Bright Before Sunrise

“Let’s talk about something else. It was just a normal day—nothing happened.”

 

“Just because I don’t go to your fancy high school and I’m not headed to an Ivy League college doesn’t make me stupid—” I try to interrupt, but she’s on a roll. “And just because I can’t make out with you in the back of the Jag I got for my sixteenth birthday and seduce you with the perfect boobs I got for my seventeenth—or is it the other way around, Jonah? How do Cross Pointe snobs order their lives: cars or plastic surgery first?”

 

I laugh. I can’t help it. “Plastic surgery.

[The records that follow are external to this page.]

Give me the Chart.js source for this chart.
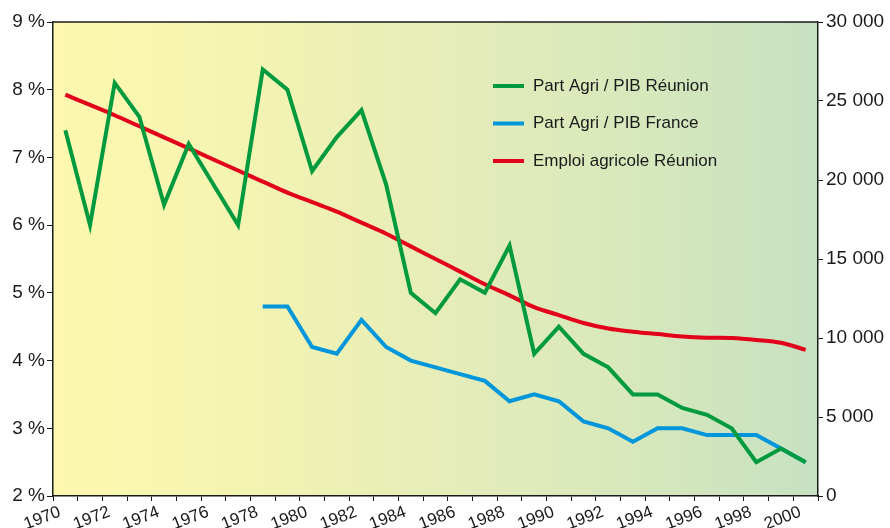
<!DOCTYPE html>
<html>
<head>
<meta charset="utf-8">
<script src="https://cdn.jsdelivr.net/npm/chart.js@4"></script>
<style>
  html, body { margin: 0; padding: 0; background: #fff; }
  #wrap { width: 890px; height: 528px; }
</style>
</head>
<body>
<div id="wrap"><canvas id="agriChart" width="890" height="528"></canvas></div>
<script>
// data
const years = [1970,1971,1972,1973,1974,1975,1976,1977,1978,1979,1980,1981,1982,1983,1984,1985,
               1986,1987,1988,1989,1990,1991,1992,1993,1994,1995,1996,1997,1998,1999,2000];
const partReunion = [7.4,6.0,8.1,7.6,6.3,7.2,6.6,6.0,8.3,8.0,6.8,7.3,7.7,6.6,5.0,4.7,
                     5.2,5.0,5.7,4.1,4.5,4.1,3.9,3.5,3.5,3.3,3.2,3.0,2.5,2.7,2.5];
const partFrance = [null,null,null,null,null,null,null,null,4.8,4.8,4.2,4.1,4.6,4.2,4.0,3.9,
                    3.8,3.7,3.4,3.5,3.4,3.1,3.0,2.8,3.0,3.0,2.9,2.9,2.9,2.7,2.5];
const emploiReunion = [25400,24750,24100,23400,22700,22000,21300,20600,19900,19200,18600,18000,17300,16600,15800,15000,
                       14200,13400,12700,11950,11450,10950,10600,10400,10250,10100,10020,10000,9880,9700,9250];
const seriesNames = ['Part Agri / PIB Réunion', 'Part Agri / PIB France', 'Emploi agricole Réunion'];
const leftTicks = [2,3,4,5,6,7,8,9];
const rightTicks = [0,5000,10000,15000,20000,25000,30000];

const FONT = '"Liberation Sans", Arial, sans-serif';
const INK = '#1a1a1a';

// points sit in the middle of each year
const toPts = arr => arr.map((v, i) => ({ x: years[i] + 0.5, y: v }));

const bgPlugin = {
  id: 'bg',
  beforeDraw(chart) {
    const { ctx, chartArea: a } = chart;
    const g = ctx.createLinearGradient(a.left, 0, a.right, 0);
    g.addColorStop(0, '#fdf8ae');
    g.addColorStop(0.25, '#f4f4b2');
    g.addColorStop(0.5, '#e6edb8');
    g.addColorStop(0.75, '#d8e8bc');
    g.addColorStop(1, '#c6e1c1');
    ctx.save();
    ctx.fillStyle = g;
    ctx.fillRect(a.left, a.top, a.right - a.left, a.bottom - a.top);
    ctx.restore();
  },
  afterDraw(chart) {
    const { ctx, chartArea: a } = chart;
    ctx.save();
    // top frame line
    ctx.strokeStyle = INK;
    ctx.lineWidth = 1.5;
    ctx.beginPath();
    ctx.moveTo(a.left, a.top);
    ctx.lineTo(a.right, a.top);
    ctx.stroke();
    // legend inside the plot
    ctx.font = '17px ' + FONT;
    ctx.textBaseline = 'middle';
    chart.data.datasets.forEach((ds, i) => {
      const y = 86 + i * 37.5;
      ctx.strokeStyle = ds.borderColor;
      ctx.lineWidth = 4;
      ctx.beginPath();
      ctx.moveTo(493, y);
      ctx.lineTo(524, y);
      ctx.stroke();
      ctx.fillStyle = INK;
      ctx.fillText(ds.label, 533, y);
    });
    ctx.restore();
  }
};

new Chart(document.getElementById('agriChart'), {
  type: 'line',
  data: {
    datasets: [
      { label: seriesNames[0], data: toPts(partReunion), borderColor: '#009a3e', yAxisID: 'y' },
      { label: seriesNames[1], data: toPts(partFrance), borderColor: '#0096db', yAxisID: 'y', spanGaps: false },
      { label: seriesNames[2], data: toPts(emploiReunion), borderColor: '#e2001a', yAxisID: 'y2', tension: 0.35 }
    ]
  },
  options: {
    responsive: false,
    animation: false,
    layout: { padding: { top: 22, left: 0, right: 0, bottom: 0 } },
    elements: {
      line: { borderWidth: 4, fill: false, borderJoinStyle: 'miter', borderCapStyle: 'butt' },
      point: { radius: 0 }
    },
    plugins: { legend: { display: false }, tooltip: { enabled: false } },
    scales: {
      x: {
        type: 'linear',
        min: years[0],
        max: years[years.length - 1] + 1,
        afterFit: s => { s.height = 32; },
        afterBuildTicks: s => { s.ticks = years.concat([years[years.length - 1] + 1]).map(v => ({ value: v })); },
        ticks: {
          autoSkip: false,
          minRotation: 21,
          maxRotation: 21,
          padding: 1,
          labelOffset: 7,
          color: INK,
          font: { family: FONT, size: 17 },
          callback: v => (v % 2 === 0 && v <= 2000) ? String(v) : ''
        },
        grid: { drawOnChartArea: false, color: INK, tickLength: 5, tickColor: INK },
        border: { color: INK, width: 1.5 }
      },
      y: {
        position: 'left',
        min: 2,
        max: 9,
        afterFit: s => { s.width = 53; },
        afterBuildTicks: s => { s.ticks = leftTicks.map(v => ({ value: v })); },
        ticks: {
          padding: 2,
          color: INK,
          font: { family: FONT, size: 19 },
          callback: v => v + ' %'
        },
        grid: { drawOnChartArea: false, tickLength: 6, tickColor: INK },
        border: { color: INK, width: 1.5 }
      },
      y2: {
        position: 'right',
        min: 0,
        max: 30000,
        afterFit: s => { s.width = 72; },
        afterBuildTicks: s => { s.ticks = rightTicks.map(v => ({ value: v })); },
        ticks: {
          padding: 3,
          color: INK,
          font: { family: FONT, size: 19 },
          callback: v => String(v).replace(/\B(?=(\d{3})+(?!\d))/g, ' ')
        },
        grid: { drawOnChartArea: false, tickLength: 5, tickColor: INK },
        border: { color: INK, width: 1.5 }
      }
    }
  },
  plugins: [bgPlugin]
});
</script>
</body>
</html>
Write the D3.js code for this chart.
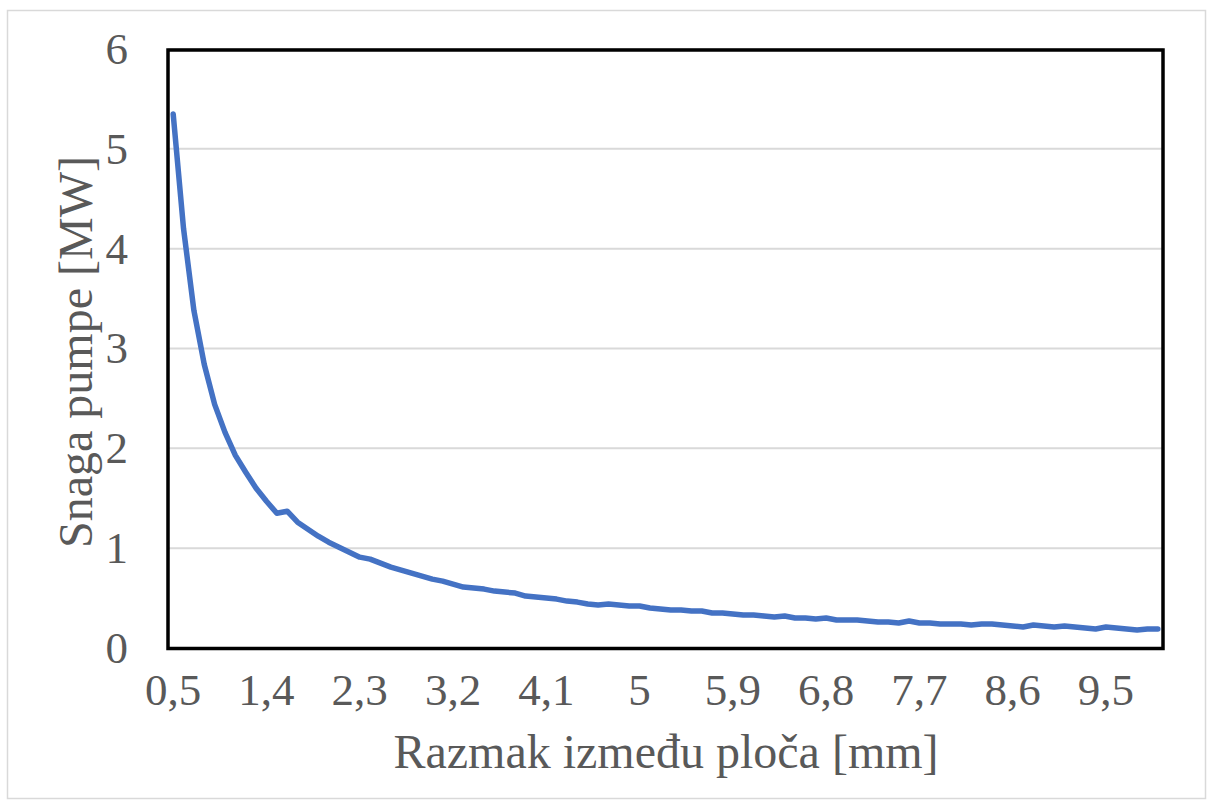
<!DOCTYPE html>
<html><head><meta charset="utf-8">
<script src="https://cdn.jsdelivr.net/npm/d3@7"></script>
<style>body{margin:0;background:#fff}svg{display:block}</style>
</head><body>
<svg id="c" width="1213" height="807"></svg>
<script>
const categories = [0.5,0.6,0.7,0.8,0.9,1.0,1.1,1.2,1.3,1.4,1.5,1.6,1.7,1.8,1.9,2.0,2.1,2.2,2.3,2.4,2.5,2.6,2.7,2.8,2.9,3.0,3.1,3.2,3.3,3.4,3.5,3.6,3.7,3.8,3.9,4.0,4.1,4.2,4.3,4.4,4.5,4.6,4.7,4.8,4.9,5.0,5.1,5.2,5.3,5.4,5.5,5.6,5.7,5.8,5.9,6.0,6.1,6.2,6.3,6.4,6.5,6.6,6.7,6.8,6.9,7.0,7.1,7.2,7.3,7.4,7.5,7.6,7.7,7.8,7.9,8.0,8.1,8.2,8.3,8.4,8.5,8.6,8.7,8.8,8.9,9.0,9.1,9.2,9.3,9.4,9.5,9.6,9.7,9.8,9.9,10.0];
const snagaPumpe = [5.35,4.2,3.38,2.84,2.44,2.16,1.93,1.76,1.6,1.47,1.35,1.37,1.26,1.19,1.12,1.06,1.01,0.96,0.91,0.89,0.85,0.81,0.78,0.75,0.72,0.69,0.67,0.64,0.61,0.60,0.59,0.57,0.56,0.55,0.52,0.51,0.50,0.49,0.47,0.46,0.44,0.43,0.44,0.43,0.42,0.42,0.40,0.39,0.38,0.38,0.37,0.37,0.35,0.35,0.34,0.33,0.33,0.32,0.31,0.32,0.30,0.30,0.29,0.30,0.28,0.28,0.28,0.27,0.26,0.26,0.25,0.27,0.25,0.25,0.24,0.24,0.24,0.23,0.24,0.24,0.23,0.22,0.21,0.23,0.22,0.21,0.22,0.21,0.20,0.19,0.21,0.20,0.19,0.18,0.19,0.19];
const yTicks = [0,1,2,3,4,5,6];
const xLabelStep = 9;
const xTitle = "Razmak između ploča [mm]";
const yTitle = "Snaga pumpe [MW]";

const svg = d3.select("#c");
const L = 168, R = 1163, T = 49, B = 648;
const font = "'Liberation Serif','Times New Roman',serif";
const grey = "#595959";

svg.append("rect").attr("x",7.5).attr("y",10.5).attr("width",1198).attr("height",788)
  .attr("fill","#fff").attr("stroke","#d9d9d9").attr("stroke-width",1.5);

const x = d3.scaleBand().domain(categories.map(String)).range([L,R]).paddingInner(0).paddingOuter(0);
const y = d3.scaleLinear().domain([0,6]).range([B,T]);

// gridlines
svg.append("g").selectAll("line").data(yTicks).join("line")
  .attr("x1",L).attr("x2",R).attr("y1",d=>y(d)).attr("y2",d=>y(d))
  .attr("stroke","#d9d9d9").attr("stroke-width",2);

// y axis labels
const yAxis = d3.axisLeft(y).tickValues(yTicks).tickSize(0).tickPadding(0).tickFormat(d=>String(d));
const gy = svg.append("g").attr("transform",`translate(${128},0)`).call(yAxis);
gy.select(".domain").remove();
gy.selectAll("text").attr("font-family",font).attr("font-size",45).attr("fill",grey);

// x axis labels
const fmt = v => String(v).replace(".",",");
const xAxis = d3.axisBottom(x).tickValues(categories.filter((c,i)=>i%xLabelStep===0).map(String))
  .tickSize(0).tickPadding(0).tickFormat(d=>fmt(+d));
const gx = svg.append("g").attr("transform",`translate(0,${673})`).call(xAxis);
gx.select(".domain").remove();
gx.selectAll("text").attr("font-family",font).attr("font-size",45).attr("fill",grey).attr("dy","0.71em");

// line
const line = d3.line().x((d,i)=>x(String(categories[i]))+x.bandwidth()/2).y(d=>y(d));
svg.append("path").datum(snagaPumpe).attr("d",line).attr("fill","none")
  .attr("stroke","#4472C4").attr("stroke-width",5.5).attr("stroke-linejoin","round").attr("stroke-linecap","round");

// plot border
svg.append("rect").attr("x",L).attr("y",T+1).attr("width",R-L).attr("height",B-T-0.5)
  .attr("fill","none").attr("stroke","#000").attr("stroke-width",3.5);

// titles
svg.append("text").attr("x",666).attr("y",768).attr("text-anchor","middle")
  .attr("font-family",font).attr("font-size",48).attr("fill",grey).text(xTitle);
svg.append("text").attr("transform",`translate(92,352) rotate(-90)`).attr("text-anchor","middle")
  .attr("font-family",font).attr("font-size",48).attr("fill",grey).text(yTitle);
</script>
</body></html>
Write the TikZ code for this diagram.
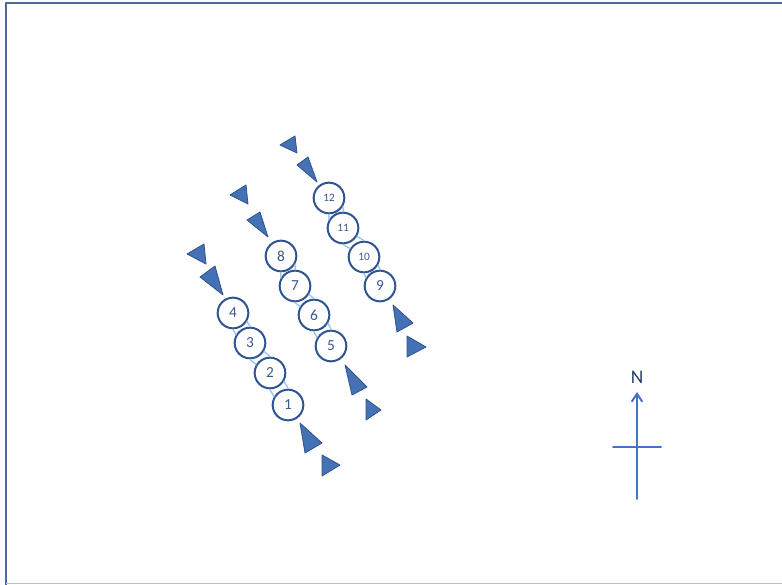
\documentclass[tikz,border=0pt]{standalone}
\usepackage{fontspec}
\setmainfont{Carlito}
\usetikzlibrary{arrows.meta, positioning, calc}
\definecolor{frameblue}{RGB}{79, 105, 150}
\definecolor{framelight}{RGB}{175, 193, 212}
\definecolor{ringblue}{RGB}{47, 84, 148}
\definecolor{numblue}{RGB}{62, 88, 140}
\definecolor{railblue}{RGB}{157, 195, 230}
\definecolor{vaneblue}{RGB}{68, 114, 180}
\definecolor{vaneedge}{RGB}{47, 82, 143}
\definecolor{arrowblue}{RGB}{68, 114, 196}
\definecolor{labelblue}{RGB}{35, 60, 105}
\tikzset{every path/.style={line cap=round, line join=round},
    turbine/.style={circle, draw=ringblue, line width=1.5pt, fill=white, minimum size=23pt, inner sep=0pt, text=numblue, font=\fontsize{11.5}{11.5}\selectfont},
    smallnum/.style={font=\fontsize{8.5}{8.5}\selectfont},
    rail/.style={railblue, line width=1pt},
    vane/.style={fill=vaneblue, draw=vaneedge, line width=0.6pt}}

\begin{document}
\begin{tikzpicture}[x=0.75pt, y=-0.75pt]
    \useasboundingbox (0,0) rectangle (782,585);
    % frame
    \draw [frameblue, line width=2pt, line cap=butt] (6,585) -- (6,3) -- (782,3);
    \draw [framelight, line width=1.2pt, line cap=butt] (6,583.5) -- (782,583.5);

    % turbines
    \node [turbine] (t1) at (288,405) {1};
    \node [turbine] (t2) at (270,373) {2};
    \node [turbine] (t3) at (250,343) {3};
    \node [turbine] (t4) at (233,313) {4};
    \node [turbine] (t5) at (331,346) {5};
    \node [turbine] (t6) at (314,315) {6};
    \node [turbine] (t7) at (295,286) {7};
    \node [turbine] (t8) at (281,256) {8};
    \node [turbine] (t9) at (380,286) {9};
    \node [turbine, smallnum] (t10) at (364,257) {10};
    \node [turbine, smallnum] (t11) at (343,228) {11};
    \node [turbine, smallnum] (t12) at (329,198) {12};

    % rails between neighbours
    \foreach \a/\b in {t4/t3, t3/t2, t2/t1, t8/t7, t7/t6, t6/t5, t12/t11, t11/t10, t10/t9} {
        \draw [rail] (\a.-31) -- (\b.89);
        \draw [rail] (\a.-91) -- (\b.149);
    }

    % vanes
    \foreach \ax/\ay/\bx/\by/\cx/\cy in {
        187/254/204/244/206/264, 200/277/215/266/223/295,
        300/423/305/453/322/443, 322/455/322/476/340/465,
        230/195/246/185/248/204, 247/220/260/212/268/237,
        345/365/352/395/367/387, 366/399/366/420/381/410,
        280/145/295/136/297/153, 297/165/308/157/317/182,
        393/305/397/332/413/323, 407/336/407/357/426/347} {
        \fill [vane] (\ax,\ay) -- (\bx,\by) -- (\cx,\cy) -- cycle;
    }

    % compass
    \node [text=labelblue, font=\fontsize{14.5}{14.5}\selectfont] (north) at (637,377) {N};
    \coordinate (cbase) at (637,499);
    \coordinate (cwest) at (613,447);
    \coordinate (ceast) at (661,447);
    \draw [arrowblue, line width=1.5pt, -{Straight Barb[length=6pt, width=8pt]}, shorten >=3pt] (cbase) -- (north.south);
    \draw [arrowblue, line width=1.5pt] (cwest) -- (ceast);
\end{tikzpicture}
\end{document}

Then the cars.”

 

“Oh, so this is a joke to you? I guess you’d know. So tell me: Exactly how many sets of Cross Pointe boobs have you seen?”

 

The nail of her pointer finger is inches from my face. I push it away and snap back, “You think I’m cheating? Are you crazy?”

 

“We both know you are. At least be man enough to admit it.”

 

“That’s such crap. I can’t believe—”

 

“Don’t even try to deny it. I found this in your backseat last week.” She pulls the bright blue paper back out of her pocket and holds it like a murder weapon.

 

I have no clue what’s on it or why it’s made Carly psycho. I take it from her hand and hope it contains the logo from Punk’d. The creases are deep and smooth, like it’s been unfolded repeatedly.

 

She crosses her arms and watches my face expectantly. I look down—it’s a single sheet of paper. A flyer from Cross Pointe, like the hundreds of others that are hung on the school walls at neat intervals.

 

“So?” I’m baffled. So confused that I’m not even angry anymore.

 

“Are you kidding me?”

 

“Did you want to help put together care packages for last year’s seniors? I don’t know what the problem is. Yes, it’s a stupid project—but who cares if some idiots wanted to mail snacks and instant coffee to a group of spoiled college freshmen?”

 

Carly’s face is red, her lips pressed together so tight they disappear. “Who. Is. She?” She snatches the flyer from my hands and it tears in the corner. I’m left holding a jagged scrap of blue paper. Carly points to some handwriting at the bottom of the page: ten digits and a name.

 

Brighton.

 

 

 

 

 

10

 

Brighton

 

6:07 P.M.

 

 

18 HOURS, 53 MINUTES LEFT

 

 

The Sheas gave me a tour and left three different ways to contact them. Sophia’s already asleep and they promised to be home by ten, so the only real directions for the next four hours are: “Check the baby monitor and call if you need us. No, actually, if she wakes up at all, call us.”

 

It seems straightforward, and she hasn’t woken so I haven’t called. But this hasn’t stopped Mr. Shea from checking in three times already.

 

I reassure him, for the third time, “Everything is quiet here.”

 

“And the monitor is definitely working?” he asks.

 

“It is.” I hold it up to the phone and turn up the volume so he can hear the steady raindrop sounds of Sophia’s white-noise machine.

 

“Okay.” He exhales. “So, you’re all set?”

 

“Go enjoy your dinner,” I tell him. “Everything here is fine.”

 

“Great. Great, great. Thanks so much, Brighton. We’ll see you in a few hours.”

 

I hang up and pace from the kitchen to the living room, through the dining room and one of those never-really-used rooms with new “antique” furniture and a grandfather clock that bongs about seven minutes early. It almost looks like every other house in Cross Pointe, but there’s a hint of not-quite-there-yet—it’s apparent in the price tag still dangling from a throw pillow, and the dining room chairs, which look like they’ve never been sat on. Everything is slightly too matchy-matchy and too new. But the Sheas are still new, still trying too hard.

 

Not that everyone else in Cross Pointe doesn’t try; we just don’t let our efforts show.

 

I circle back to the kitchen. They have one of those floor plans where the rooms all connect with multiple entrances; it all flows around the staircase to the second floor where Sophia sleeps in the only room with an open door. Behind one of the other seven is all the information I’d ever need to know about Jonah.